In this case, the sea captain, in love with Mora, has invented the mermaid story, working on “her young, pliable mind.” Despite her belief in the legend, she had “an independent will,” insisting on living by herself and having boyfriends, whom he killed out of jealousy, then convinced her she’d done it in a trance state. The whole idea of the siren, a kind of black widow or femme fatale who is dangerous to the men who love her, is all a fiction created by a man who wants power over her, as a red herring for his own crimes of jealousy and possessiveness.

In the end, the “exotic” beauty, while an innocent victim, meets a tragic end, and her lover begins to appreciate the charms of the nice, normal girl who’s still there, proving that even in a more imaginative world, the conventions of the mainstream culture are still in force.


Night Tide was filmed in 1960 on location at the Santa Monica Pier and the Ocean Park Pier, as well as Venice and other SoCal locations.
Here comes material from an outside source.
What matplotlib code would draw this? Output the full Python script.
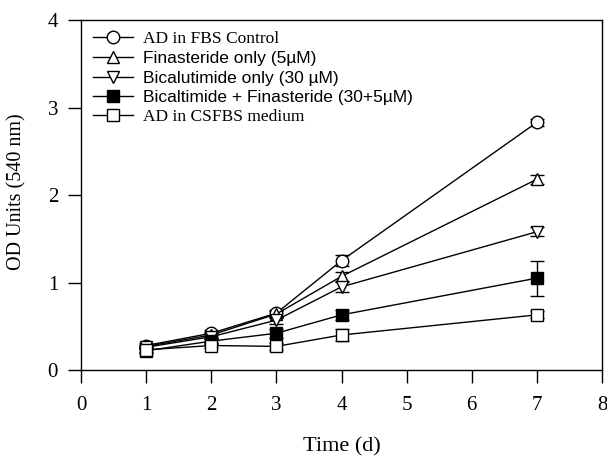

For anyone interested, there’s a whole book about the complex built at the Ocean Park Pier, Pacific Ocean Park: the Rise and Fall of Los Angeles’ Space-Age Nautical Pleasure Pier, by Christopher Merritt and Domenic Priore. Full of fabulous, full-color vintage graphics, it tells us that the pier was “a vibrant and gaudy mixture of carny rides, suspicious characters and games of chance that weren’t always above the board—but it was exceptional in its own sordid way” (p. 254).

The history of these seaside amusement parks seems to have been of perpetual upheaval, and the period of Night Tide’s filming coincided with the start of development to upgrade the area, from working-class to upscale, in a five-year process that began in 1959. The neighborhood contained “cheap hotels and weathered restaurants dating back to the early 1900s. Populated by working families and a large retired Jewish community … This was in direct contrast to the look the City of Santa Monica wanted …” (p. 144). In interviews, former locals lament the loss of the kind of community seen in the film; in its own way, a part of restless and ambitious American life.